▸ **Recorded data**
[START]

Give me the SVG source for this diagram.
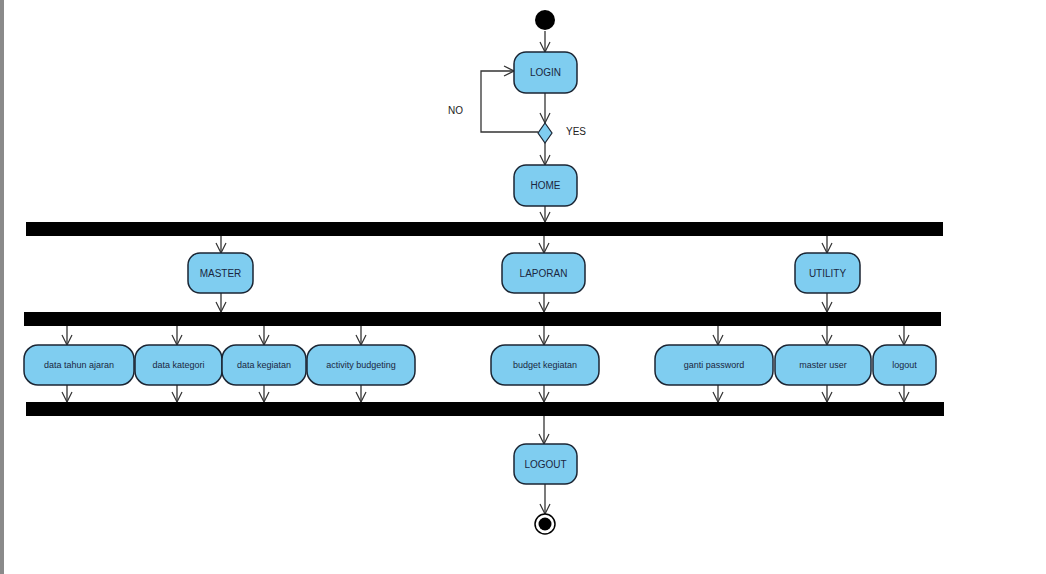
<svg xmlns="http://www.w3.org/2000/svg" width="1046" height="574" viewBox="0 0 1046 574">
<defs>
<marker id="arr" viewBox="0 0 12 12" refX="11" refY="6" markerWidth="12" markerHeight="12" markerUnits="userSpaceOnUse" orient="auto">
<path d="M1,1 L11,6 L1,11" fill="none" stroke="#333" stroke-width="1.2"/>
</marker>
<style>
.n{fill:#7fcdf0;stroke:#1b2533;stroke-width:1.5}
.t{font-family:"Liberation Sans",Arial,sans-serif;font-size:10px;fill:#1a2740;text-anchor:middle}
.s{font-family:"Liberation Sans",Arial,sans-serif;font-size:9px;fill:#1a2740;text-anchor:middle}
.l{font-family:"Liberation Sans",Arial,sans-serif;font-size:10px;fill:#222}
.c{fill:none;stroke:#333;stroke-width:1.3;marker-end:url(#arr)}
.bar{fill:#000}
</style>
</defs>
<rect width="1046" height="574" fill="#fff"/>
<rect x="0" y="0" width="4" height="574" fill="#8a8a8a"/>

<g id="connectors">
<line class="c" x1="545" y1="31" x2="545" y2="52"/>
<line class="c" x1="545" y1="93" x2="545" y2="123"/>
<path class="c" d="M538,132 H481 V71 H514"/>
<line class="c" x1="545" y1="143" x2="545" y2="165"/>
<line class="c" x1="545" y1="206" x2="545" y2="222"/>
<line class="c" x1="221" y1="236" x2="221" y2="253"/>
<line class="c" x1="544" y1="236" x2="544" y2="253"/>
<line class="c" x1="827" y1="236" x2="827" y2="253"/>
<line class="c" x1="221" y1="293" x2="221" y2="312"/>
<line class="c" x1="544" y1="293" x2="544" y2="312"/>
<line class="c" x1="827" y1="293" x2="827" y2="312"/>
<line class="c" x1="67" y1="326" x2="67" y2="345"/>
<line class="c" x1="177" y1="326" x2="177" y2="345"/>
<line class="c" x1="264" y1="326" x2="264" y2="345"/>
<line class="c" x1="361" y1="326" x2="361" y2="345"/>
<line class="c" x1="544" y1="326" x2="544" y2="345"/>
<line class="c" x1="718" y1="326" x2="718" y2="345"/>
<line class="c" x1="827" y1="326" x2="827" y2="345"/>
<line class="c" x1="904" y1="326" x2="904" y2="345"/>
<line class="c" x1="67" y1="385" x2="67" y2="402"/>
<line class="c" x1="177" y1="385" x2="177" y2="402"/>
<line class="c" x1="264" y1="385" x2="264" y2="402"/>
<line class="c" x1="361" y1="385" x2="361" y2="402"/>
<line class="c" x1="544" y1="385" x2="544" y2="402"/>
<line class="c" x1="718" y1="385" x2="718" y2="402"/>
<line class="c" x1="827" y1="385" x2="827" y2="402"/>
<line class="c" x1="904" y1="385" x2="904" y2="402"/>
<line class="c" x1="544" y1="416" x2="544" y2="444"/>
<line class="c" x1="545" y1="484" x2="545" y2="514"/>
<text class="l" x="448" y="114">NO</text>
<text class="l" x="566" y="135">YES</text>
</g>

<g id="start"><circle cx="545" cy="20" r="10" fill="#000"/></g>
<g id="login"><rect class="n" x="514" y="52" width="63" height="41" rx="12"/><text class="t" x="545.5" y="76">LOGIN</text></g>
<g id="decision"><polygon points="545,123 552,133 545,143 538,133" fill="#7fcdf0" stroke="#1b2533" stroke-width="1.2"/></g>
<g id="home"><rect class="n" x="514" y="165" width="63" height="41" rx="12"/><text class="t" x="545.5" y="189">HOME</text></g>
<g id="fork1"><rect class="bar" x="26" y="222" width="917" height="14"/></g>
<g id="master"><rect class="n" x="188" y="253" width="65" height="40" rx="12"/><text class="t" x="220.5" y="277">MASTER</text></g>
<g id="laporan"><rect class="n" x="502" y="253" width="83" height="40" rx="12"/><text class="t" x="543.5" y="277">LAPORAN</text></g>
<g id="utility"><rect class="n" x="795" y="253" width="65" height="40" rx="12"/><text class="t" x="827.5" y="277">UTILITY</text></g>
<g id="fork2"><rect class="bar" x="24" y="312" width="917" height="14"/></g>
<g id="data-tahun-ajaran"><rect class="n" x="24" y="345" width="110" height="40" rx="14"/><text class="s" x="79" y="368">data tahun ajaran</text></g>
<g id="data-kategori"><rect class="n" x="135" y="345" width="87" height="40" rx="14"/><text class="s" x="178.5" y="368">data kategori</text></g>
<g id="data-kegiatan"><rect class="n" x="222" y="345" width="84" height="40" rx="14"/><text class="s" x="264" y="368">data kegiatan</text></g>
<g id="activity-budgeting"><rect class="n" x="307" y="345" width="108" height="40" rx="14"/><text class="s" x="361" y="368">activity budgeting</text></g>
<g id="budget-kegiatan"><rect class="n" x="491" y="345" width="108" height="40" rx="14"/><text class="s" x="545" y="368">budget kegiatan</text></g>
<g id="ganti-password"><rect class="n" x="655" y="345" width="118" height="40" rx="14"/><text class="s" x="714" y="368">ganti password</text></g>
<g id="master-user"><rect class="n" x="775" y="345" width="96" height="40" rx="14"/><text class="s" x="823" y="368">master user</text></g>
<g id="logout-item"><rect class="n" x="873" y="345" width="63" height="40" rx="14"/><text class="s" x="904.5" y="368">logout</text></g>
<g id="join"><rect class="bar" x="26" y="402" width="918" height="14"/></g>
<g id="logout"><rect class="n" x="514" y="444" width="63" height="40" rx="12"/><text class="t" x="545.5" y="468">LOGOUT</text></g>
<g id="end"><circle cx="545" cy="524" r="10" fill="#fff" stroke="#000" stroke-width="1.5"/><circle cx="545" cy="524" r="6.5" fill="#000"/></g>
</svg>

[END]

▸ **Task brief**
Working from the lines above, reproduce the material exactly and exclude its pictures.

▸ **Written response**
Give me the SVG source for this diagram.
<svg xmlns="http://www.w3.org/2000/svg" width="1046" height="574" viewBox="0 0 1046 574">
<defs>
<marker id="arr" viewBox="0 0 12 12" refX="11" refY="6" markerWidth="12" markerHeight="12" markerUnits="userSpaceOnUse" orient="auto">
<path d="M1,1 L11,6 L1,11" fill="none" stroke="#333" stroke-width="1.2"/>
</marker>
<style>
.n{fill:#7fcdf0;stroke:#1b2533;stroke-width:1.5}
.t{font-family:"Liberation Sans",Arial,sans-serif;font-size:10px;fill:#1a2740;text-anchor:middle}
.s{font-family:"Liberation Sans",Arial,sans-serif;font-size:9px;fill:#1a2740;text-anchor:middle}
.l{font-family:"Liberation Sans",Arial,sans-serif;font-size:10px;fill:#222}
.c{fill:none;stroke:#333;stroke-width:1.3;marker-end:url(#arr)}
.bar{fill:#000}
</style>
</defs>
<rect width="1046" height="574" fill="#fff"/>
<rect x="0" y="0" width="4" height="574" fill="#8a8a8a"/>

<g id="connectors">
<line class="c" x1="545" y1="31" x2="545" y2="52"/>
<line class="c" x1="545" y1="93" x2="545" y2="123"/>
<path class="c" d="M538,132 H481 V71 H514"/>
<line class="c" x1="545" y1="143" x2="545" y2="165"/>
<line class="c" x1="545" y1="206" x2="545" y2="222"/>
<line class="c" x1="221" y1="236" x2="221" y2="253"/>
<line class="c" x1="544" y1="236" x2="544" y2="253"/>
<line class="c" x1="827" y1="236" x2="827" y2="253"/>
<line class="c" x1="221" y1="293" x2="221" y2="312"/>
<line class="c" x1="544" y1="293" x2="544" y2="312"/>
<line class="c" x1="827" y1="293" x2="827" y2="312"/>
<line class="c" x1="67" y1="326" x2="67" y2="345"/>
<line class="c" x1="177" y1="326" x2="177" y2="345"/>
<line class="c" x1="264" y1="326" x2="264" y2="345"/>
<line class="c" x1="361" y1="326" x2="361" y2="345"/>
<line class="c" x1="544" y1="326" x2="544" y2="345"/>
<line class="c" x1="718" y1="326" x2="718" y2="345"/>
<line class="c" x1="827" y1="326" x2="827" y2="345"/>
<line class="c" x1="904" y1="326" x2="904" y2="345"/>
<line class="c" x1="67" y1="385" x2="67" y2="402"/>
<line class="c" x1="177" y1="385" x2="177" y2="402"/>
<line class="c" x1="264" y1="385" x2="264" y2="402"/>
<line class="c" x1="361" y1="385" x2="361" y2="402"/>
<line class="c" x1="544" y1="385" x2="544" y2="402"/>
<line class="c" x1="718" y1="385" x2="718" y2="402"/>
<line class="c" x1="827" y1="385" x2="827" y2="402"/>
<line class="c" x1="904" y1="385" x2="904" y2="402"/>
<line class="c" x1="544" y1="416" x2="544" y2="444"/>
<line class="c" x1="545" y1="484" x2="545" y2="514"/>
<text class="l" x="448" y="114">NO</text>
<text class="l" x="566" y="135">YES</text>
</g>

<g id="start"><circle cx="545" cy="20" r="10" fill="#000"/></g>
<g id="login"><rect class="n" x="514" y="52" width="63" height="41" rx="12"/><text class="t" x="545.5" y="76">LOGIN</text></g>
<g id="decision"><polygon points="545,123 552,133 545,143 538,133" fill="#7fcdf0" stroke="#1b2533" stroke-width="1.2"/></g>
<g id="home"><rect class="n" x="514" y="165" width="63" height="41" rx="12"/><text class="t" x="545.5" y="189">HOME</text></g>
<g id="fork1"><rect class="bar" x="26" y="222" width="917" height="14"/></g>
<g id="master"><rect class="n" x="188" y="253" width="65" height="40" rx="12"/><text class="t" x="220.5" y="277">MASTER</text></g>
<g id="laporan"><rect class="n" x="502" y="253" width="83" height="40" rx="12"/><text class="t" x="543.5" y="277">LAPORAN</text></g>
<g id="utility"><rect class="n" x="795" y="253" width="65" height="40" rx="12"/><text class="t" x="827.5" y="277">UTILITY</text></g>
<g id="fork2"><rect class="bar" x="24" y="312" width="917" height="14"/></g>
<g id="data-tahun-ajaran"><rect class="n" x="24" y="345" width="110" height="40" rx="14"/><text class="s" x="79" y="368">data tahun ajaran</text></g>
<g id="data-kategori"><rect class="n" x="135" y="345" width="87" height="40" rx="14"/><text class="s" x="178.5" y="368">data kategori</text></g>
<g id="data-kegiatan"><rect class="n" x="222" y="345" width="84" height="40" rx="14"/><text class="s" x="264" y="368">data kegiatan</text></g>
<g id="activity-budgeting"><rect class="n" x="307" y="345" width="108" height="40" rx="14"/><text class="s" x="361" y="368">activity budgeting</text></g>
<g id="budget-kegiatan"><rect class="n" x="491" y="345" width="108" height="40" rx="14"/><text class="s" x="545" y="368">budget kegiatan</text></g>
<g id="ganti-password"><rect class="n" x="655" y="345" width="118" height="40" rx="14"/><text class="s" x="714" y="368">ganti password</text></g>
<g id="master-user"><rect class="n" x="775" y="345" width="96" height="40" rx="14"/><text class="s" x="823" y="368">master user</text></g>
<g id="logout-item"><rect class="n" x="873" y="345" width="63" height="40" rx="14"/><text class="s" x="904.5" y="368">logout</text></g>
<g id="join"><rect class="bar" x="26" y="402" width="918" height="14"/></g>
<g id="logout"><rect class="n" x="514" y="444" width="63" height="40" rx="12"/><text class="t" x="545.5" y="468">LOGOUT</text></g>
<g id="end"><circle cx="545" cy="524" r="10" fill="#fff" stroke="#000" stroke-width="1.5"/><circle cx="545" cy="524" r="6.5" fill="#000"/></g>
</svg>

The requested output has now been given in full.